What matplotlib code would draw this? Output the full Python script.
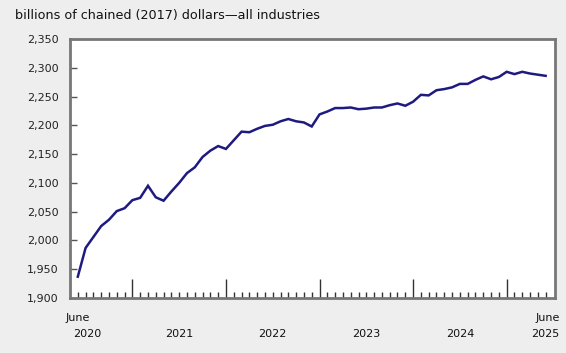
import matplotlib.pyplot as plt
from matplotlib.ticker import FuncFormatter
import matplotlib.transforms as mtransforms

# monthly values, June 2020 to June 2025
values = [1937, 1987, 2006, 2025, 2036, 2051, 2056, 2070, 2074, 2095,
          2075, 2069, 2085, 2100, 2117, 2127, 2145, 2156, 2164, 2159,
          2174, 2189, 2188, 2194, 2199, 2201, 2207, 2211, 2207, 2205,
          2198, 2219, 2224, 2230, 2230, 2231, 2228, 2229, 2231, 2231,
          2235, 2238, 2234, 2241, 2253, 2252, 2261, 2263, 2266, 2272,
          2272, 2279, 2285, 2280, 2284, 2293, 2289, 2293, 2290, 2288, 2286]
years = ['2021', '2022', '2023', '2024']
jan_idx = [7, 19, 31, 43, 55]
title = 'billions of chained (2017) dollars\u2014all industries'

bg = '#eeeeee'
fig = plt.figure(figsize=(5.66, 3.53), dpi=100, facecolor=bg)
ax = fig.add_axes([70/566, 55/353, 485/566, 259/353])
ax.set_facecolor('white')

x = list(range(len(values)))
ax.plot(x, values, color='#1f1a80', lw=1.8, solid_joinstyle='miter')

ax.set_xlim(-1, 61.2)
ax.set_ylim(1900, 2350)
ax.set_yticks(range(1900, 2351, 50))
ax.yaxis.set_major_formatter(FuncFormatter(lambda v, p: f'{int(v):,}'))
ax.tick_params(axis='y', direction='in', length=5, width=1, color='#555555',
               labelsize=8, pad=8, labelcolor='#222222')

ax.set_xticks(jan_idx)
ax.set_xticks(x, minor=True)
ax.set_xticklabels([])
ax.tick_params(axis='x', which='major', direction='in', length=14, width=1, color='#333333')
ax.tick_params(axis='x', which='minor', direction='in', length=4, width=1, color='#333333')

for s in ax.spines.values():
    s.set_color('#777777')
    s.set_linewidth(2)

trans = mtransforms.blended_transform_factory(ax.transData, fig.transFigure)
fs = 8
ax.text(-1.6, 1 - 318/353, 'June', transform=trans, fontsize=fs, ha='left', va='center', color='#111111')
ax.text(-0.6, 1 - 334/353, '2020', transform=trans, fontsize=fs, ha='left', va='center', color='#111111')
for i, yr in enumerate(years):
    mid = (jan_idx[i] + jan_idx[i + 1]) / 2
    ax.text(mid, 1 - 334/353, yr, transform=trans, fontsize=fs, ha='center', va='center', color='#111111')
ax.text(61.8, 1 - 318/353, 'June', transform=trans, fontsize=fs, ha='right', va='center', color='#111111')
ax.text(61.8, 1 - 334/353, '2025', transform=trans, fontsize=fs, ha='right', va='center', color='#111111')

fig.text(15/566, 1 - 15/353, title, fontsize=9.2, ha='left', va='center', color='#111111')

fig.savefig('out.png', dpi=100, facecolor=bg)
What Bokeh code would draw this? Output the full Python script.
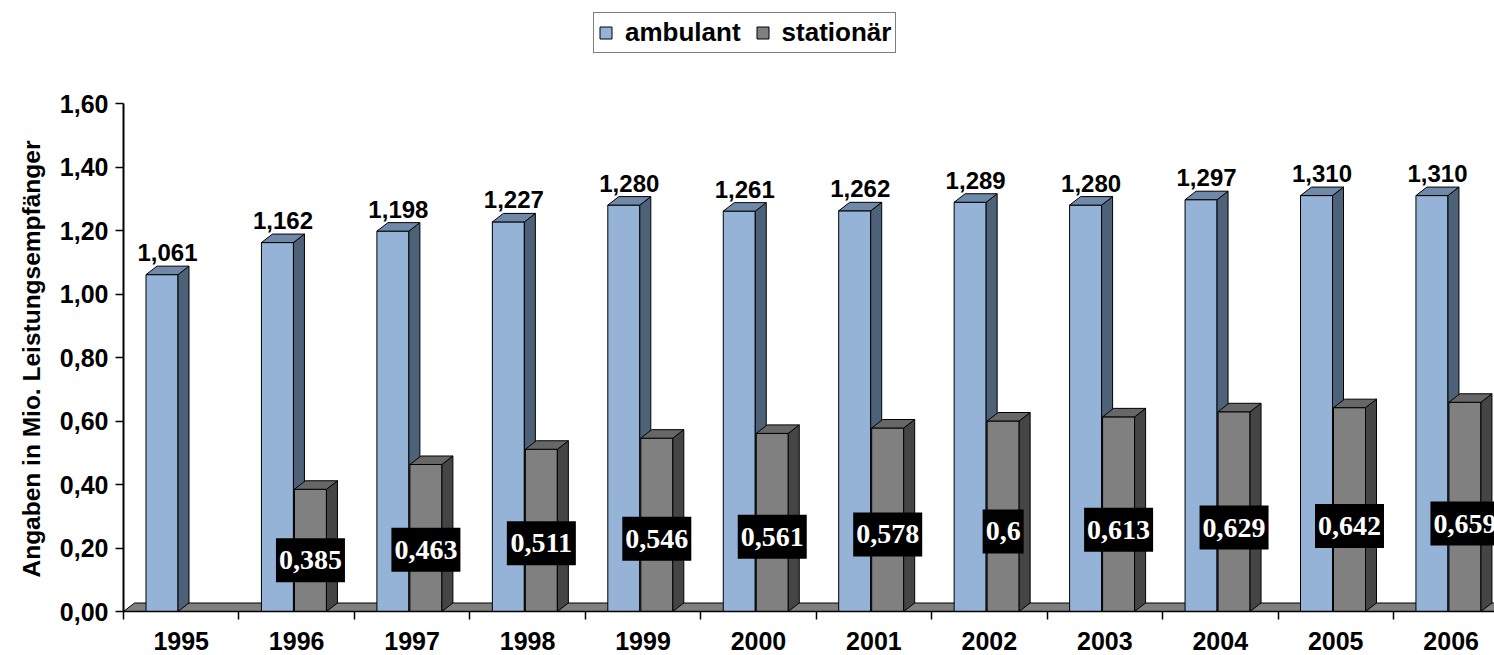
from bokeh.plotting import figure
from bokeh.models import (ColumnDataSource, FixedTicker, CustomJSTickFormatter,
                          Legend, LegendItem, Range1d, Title)
from bokeh.embed import file_html
from bokeh.resources import INLINE
from bokeh.core.properties import value

# ---------------- data ----------------
years = ["1995", "1996", "1997", "1998", "1999", "2000",
         "2001", "2002", "2003", "2004", "2005", "2006"]
ambulant = [1.061, 1.162, 1.198, 1.227, 1.280, 1.261,
            1.262, 1.289, 1.280, 1.297, 1.310, 1.310]
stationaer = [None, 0.385, 0.463, 0.511, 0.546, 0.561,
              0.578, 0.600, 0.613, 0.629, 0.642, 0.659]
series_names = ["ambulant", "stationär"]
y_ticks = [0, 0.2, 0.4, 0.6, 0.8, 1.0, 1.2, 1.4, 1.6]
y_title = "Angaben in Mio. Leistungsempfänger"

# ---------------- layout ----------------
W, H = 1494, 655
LEFT = 123
BOTTOM = 44
frame_w = W - LEFT
frame_h = H - BOTTOM
cat_px = 115.45
x_end = frame_w / cat_px
top_px = 103                     # canvas y of the 1,60 tick
y_end = 1.6 * frame_h / (frame_h - top_px)
px_per_y = frame_h / y_end
dx = 11 / cat_px                 # 3D depth
dy = 8.5 / px_per_y
bw = 32 / cat_px
offs = [22.5 / cat_px, 55.5 / cat_px]

FONT = "Liberation Sans"

p = figure(width=W, height=H, x_range=Range1d(0, x_end), y_range=Range1d(0, y_end),
           output_backend="svg", toolbar_location=None,
           min_border_left=LEFT, min_border_right=0, min_border_top=0,
           min_border_bottom=BOTTOM)
p.outline_line_color = None
p.grid.visible = False
p.background_fill_color = "white"

# floor
p.patch([0, x_end + 1, x_end + 1 + dx, dx], [0, 0, dy, dy],
        fill_color="#808080", line_color="black", line_width=1)

colors = [("#95B3D7", "#4D6179", "#7189A8"), ("#808080", "#454545", "#676767")]
fronts = []
for k, vals in enumerate([ambulant, stationaer]):
    left, right, tops = [], [], []
    sxs, sys_, txs, tys = [], [], [], []
    for i, v in enumerate(vals):
        if v is None:
            continue
        x0 = i + offs[k]
        x1 = x0 + bw
        left.append(x0); right.append(x1); tops.append(v)
        sxs.append([x1, x1 + dx, x1 + dx, x1]); sys_.append([0, dy, v + dy, v])
        txs.append([x0, x1, x1 + dx, x0 + dx]); tys.append([v, v, v + dy, v + dy])
    fc, sc, tc = colors[k]
    fr = p.quad(left=left, right=right, bottom=0, top=tops,
                fill_color=fc, line_color="black", line_width=1)
    p.patches(sxs, sys_, fill_color=sc, line_color="black", line_width=1)
    p.patches(txs, tys, fill_color=tc, line_color="black", line_width=1)
    fronts.append(fr)

# ambulant labels
amb_src = ColumnDataSource(dict(
    x=[i + offs[0] + bw / 2 + dx / 2 for i in range(len(years))],
    y=ambulant,
    t=[f"{v:.3f}".replace(".", ",") for v in ambulant]))
p.text(x="x", y="y", text="t", source=amb_src, text_align="center",
       text_baseline="alphabetic", y_offset=-22,
       text_font=value(FONT), text_font_style="bold", text_font_size="24px",
       text_color="black")

# stationaer labels (white on black boxes)
sx, sy, st, sw = [], [], [], []
for i, v in enumerate(stationaer):
    if v is None:
        continue
    t = f"{v:g}".replace(".", ",")
    sx.append(i + offs[1] + bw / 2)
    sy.append(v * 0.42)
    st.append(t)
    nd = sum(c.isdigit() for c in t)
    sw.append(nd * 14 + 7 + 6)
st_src = ColumnDataSource(dict(x=sx, y=sy, t=st, w=sw))
p.rect(x="x", y="y", width="w", height=44, width_units="screen", height_units="screen",
       source=st_src, fill_color="black", line_color=None)
p.text(x="x", y="y", text="t", source=st_src, text_align="center",
       text_baseline="middle", text_font=value("Liberation Serif"),
       text_font_style="bold", text_font_size="28px", text_color="white")

# y axis
ya = p.yaxis[0]
ya.ticker = FixedTicker(ticks=y_ticks)
ya.formatter = CustomJSTickFormatter(code="return tick.toFixed(2).replace('.', ',');")
ya.bounds = (0, 1.6)
ya.axis_line_color = "black"
ya.axis_line_width = 2
ya.major_tick_in = 0
ya.major_tick_out = 8
ya.major_tick_line_width = 1.5
ya.minor_tick_line_color = None
ya.major_label_standoff = 7
ya.major_label_text_font = FONT
ya.major_label_text_font_style = "bold"
ya.major_label_text_font_size = "25px"
ya.major_label_text_color = "black"

# y axis title (left panel, anchored near the bottom of the frame)
p.add_layout(Title(text=y_title, align="left", offset=34, standoff=22,
                   vertical_align="middle",
                   text_font=FONT, text_font_style="bold", text_font_size="24.5px",
                   text_color="black"), "left")

# x axis
xa = p.xaxis[0]
xa.ticker = FixedTicker(ticks=[i + 0.5 for i in range(len(years))],
                        minor_ticks=list(range(len(years))))
xa.formatter = CustomJSTickFormatter(args=dict(years=years),
                                     code="return years[Math.floor(tick)];")
xa.axis_line_color = "black"
xa.axis_line_width = 1.5
xa.major_tick_in = 0
xa.major_tick_out = 0
xa.minor_tick_in = 0
xa.minor_tick_out = 8
xa.minor_tick_line_color = "black"
xa.minor_tick_line_width = 1.5
xa.major_label_standoff = 12
xa.major_label_text_font = FONT
xa.major_label_text_font_style = "bold"
xa.major_label_text_font_size = "25px"
xa.major_label_text_color = "black"

# legend
legend = Legend(items=[LegendItem(label=series_names[0], renderers=[fronts[0]]),
                       LegendItem(label=series_names[1], renderers=[fronts[1]])],
                orientation="horizontal", location=(470, frame_h - 53),
                glyph_width=15, glyph_height=15, label_standoff=12, spacing=14,
                padding=4, margin=0,
                label_text_font=FONT, label_text_font_style="bold",
                label_text_font_size="26px", label_text_color="black",
                border_line_color="black", border_line_width=1.5,
                background_fill_color="white", background_fill_alpha=1)
p.add_layout(legend)

open("out.html", "w").write(file_html(p, INLINE))
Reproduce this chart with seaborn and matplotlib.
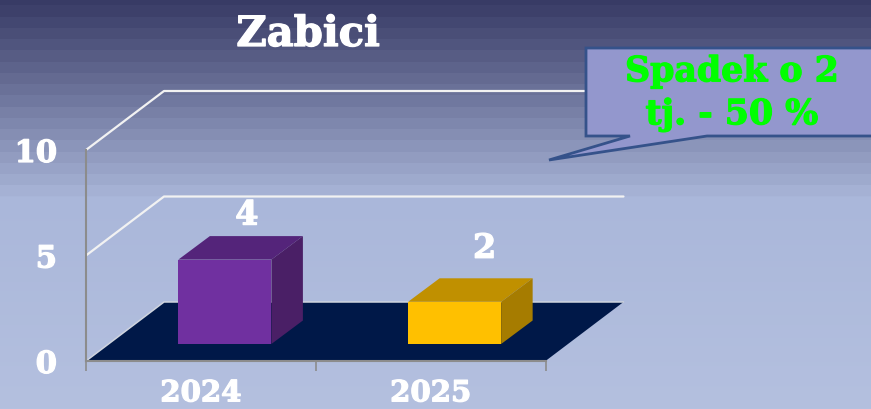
import numpy as np
import matplotlib
matplotlib.use('Agg')
import matplotlib.pyplot as plt
import matplotlib.patheffects as pe
import seaborn as sns
from matplotlib.colors import LinearSegmentedColormap
from matplotlib.patches import Polygon
from matplotlib.transforms import IdentityTransform

years = ['2024', '2025']
values = [4, 2]
y_ticks = [0, 5, 10]
grid_values = [5, 10]
bar_colors = ['#7030a0', '#ffc000']
top_colors = ['#54247a', '#c09000']
side_colors = ['#4a1f66', '#a67c00']

title = 'Zabici'
callout_text = 'Spadek o 2\ntj. - 50 %'

W, H = 871, 409
FLOOR_DX, FLOOR_DY = 78, 59    # depth of the whole 3d box, pixels
BAR_DX, BAR_DY = 24, 17        # front of bars sits inside the floor
CUBE_DX, CUBE_DY = 31.5, 23.5  # depth of a bar
label_dx = [46, 54]
label_dy = [45, 54]

sns.set_theme(style='white')
plt.rcParams['font.family'] = ['DejaVu Serif']

white_bold = [pe.withStroke(linewidth=0.9, foreground='white')]
green_bold = [pe.withStroke(linewidth=0.9, foreground='#00ff00')]

fig = plt.figure(figsize=(W / 100, H / 100), dpi=100)

# banded background, flat below the last band
bg = fig.add_axes([0, 0, 1, 1], zorder=0)
cmap = LinearSegmentedColormap.from_list('bg', [(0, '#383b65'), (0.465, '#a5b1d4'), (0.482, '#aab7da'), (1, '#b4c0df')])
rows = np.arange(H)
centre = np.floor((rows - 5) / 11.25) * 11.25 + 5 + 5.6
bands = np.where(rows < 196, centre, rows) / H
bg.imshow(bands[:, None], cmap=cmap, vmin=0, vmax=1, aspect='auto', extent=(0, W, H, 0))
bg.axis('off')

# chart
ax = fig.add_axes([86 / W, (H - 361) / H, 459.5 / W, 211 / H], zorder=1)
ax.patch.set_alpha(0)
sns.barplot(x=years, y=values, hue=years, palette=bar_colors, width=0.405, legend=False,
            saturation=1, linewidth=0, ax=ax)
ax.set_xlim(-0.5, 1.5)
ax.set_ylim(0, 10)
ax.set_xlabel('')
ax.set_ylabel('')


def to_px(x, y, dx=0, dy=0):
    px = ax.transData.transform((x, y))
    return (px[0] + dx, px[1] + dy)


def face(points, color, z):
    ax.add_patch(Polygon(points, closed=True, facecolor=color, edgecolor='none',
                         transform=IdentityTransform(), clip_on=False, zorder=z))


def edge(points, color='#f2f2f2', lw=1.6):
    xs, ys = zip(*points)
    ax.plot(xs, ys, color=color, lw=lw, transform=IdentityTransform(), clip_on=False,
            zorder=1.5, solid_capstyle='round')


# floor and walls
face([to_px(-0.5, 0), to_px(1.5, 0), to_px(1.5, 0, FLOOR_DX, FLOOR_DY), to_px(-0.5, 0, FLOOR_DX, FLOOR_DY)],
     '#001848', 1)
edge([to_px(-0.5, 0), to_px(-0.5, 0, FLOOR_DX, FLOOR_DY), to_px(1.5, 0, FLOOR_DX, FLOOR_DY)], color='#cfd4de', lw=1.1)
for g in grid_values:
    edge([to_px(-0.5, g), to_px(-0.5, g, FLOOR_DX, FLOOR_DY), to_px(1.5, g, FLOOR_DX, FLOOR_DY)])

# bars: seaborn draws the front, the depth goes on top of that
for i, patch in enumerate(ax.patches[:len(values)]):
    x0, x1 = patch.get_x(), patch.get_x() + patch.get_width()
    v = values[i]
    patch.set_transform(IdentityTransform())
    a = to_px(x0, 0, BAR_DX, BAR_DY)
    b = to_px(x1, v, BAR_DX, BAR_DY)
    patch.set_xy(a)
    patch.set_width(b[0] - a[0])
    patch.set_height(b[1] - a[1])
    patch.set_edgecolor('none')
    patch.set_clip_on(False)
    patch.set_zorder(3)
    tl = to_px(x0, v, BAR_DX, BAR_DY)
    tr = to_px(x1, v, BAR_DX, BAR_DY)
    br = to_px(x1, 0, BAR_DX, BAR_DY)
    face([tl, tr, (tr[0] + CUBE_DX, tr[1] + CUBE_DY), (tl[0] + CUBE_DX, tl[1] + CUBE_DY)], top_colors[i], 2.5)
    face([tr, br, (br[0] + CUBE_DX, br[1] + CUBE_DY), (tr[0] + CUBE_DX, tr[1] + CUBE_DY)], side_colors[i], 2.5)
    ax.annotate(str(v), xy=(i, v), xytext=(label_dx[i] * 0.72, label_dy[i] * 0.72), textcoords='offset points',
                ha='center', va='bottom', color='white', fontsize=24, fontweight='bold', annotation_clip=False,
                path_effects=white_bold)

# axes lines and ticks
sns.despine(ax=ax, top=True, right=True)
for s in ['left', 'bottom']:
    ax.spines[s].set_color('#8c8c8c')
    ax.spines[s].set_linewidth(1.5)
ax.set_yticks(y_ticks)
ax.set_xticks([-0.5, 0.5, 1.5])
ax.set_xticklabels([])
ax.set_xticks([0, 1], labels=years, minor=True)
ax.tick_params(axis='y', length=7, width=1.2, color='#8c8c8c', pad=14, labelsize=22, labelcolor='white')
ax.tick_params(axis='x', which='major', length=7, width=1.2, color='#8c8c8c', bottom=True)
ax.tick_params(axis='x', which='minor', length=0, pad=12.5, labelsize=21, labelcolor='white')
for t in ax.get_yticklabels() + ax.get_xticklabels(minor=True):
    t.set_fontweight('bold')
    t.set_path_effects(white_bold)

fig.text(308 / W, 1 - 34 / H, title, ha='center', va='center', color='white', fontsize=30, fontweight='bold',
         path_effects=white_bold)

# callout
over = fig.add_axes([0, 0, 1, 1], zorder=2)
over.set_xlim(0, W)
over.set_ylim(H, 0)
over.axis('off')
over.add_patch(Polygon([(586, 48), (W + 5, 48), (W + 5, 136), (707, 136), (549, 160), (630, 136), (586, 136)],
                       closed=True, facecolor='#9397cd', edgecolor='#35528a', lw=2.0, joinstyle='miter'))
over.text(732, 93, callout_text, ha='center', va='center', color='#00ff00', fontsize=25, fontweight='bold',
          linespacing=1.33, path_effects=green_bold)

fig.savefig('out.png', dpi=100)
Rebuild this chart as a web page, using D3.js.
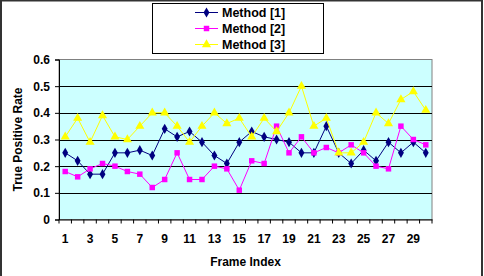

##########

■ Problem requirements ■
Both the first line of the records above and the line containing "import matplotlib.transforms as mtransforms" belong in the copy; please return them and every line between, exactly, minus the pictures.

■ Written answer ■
What matplotlib code would draw this? Output the full Python script.
import matplotlib.pyplot as plt
from matplotlib.ticker import FuncFormatter
import matplotlib.transforms as mtransforms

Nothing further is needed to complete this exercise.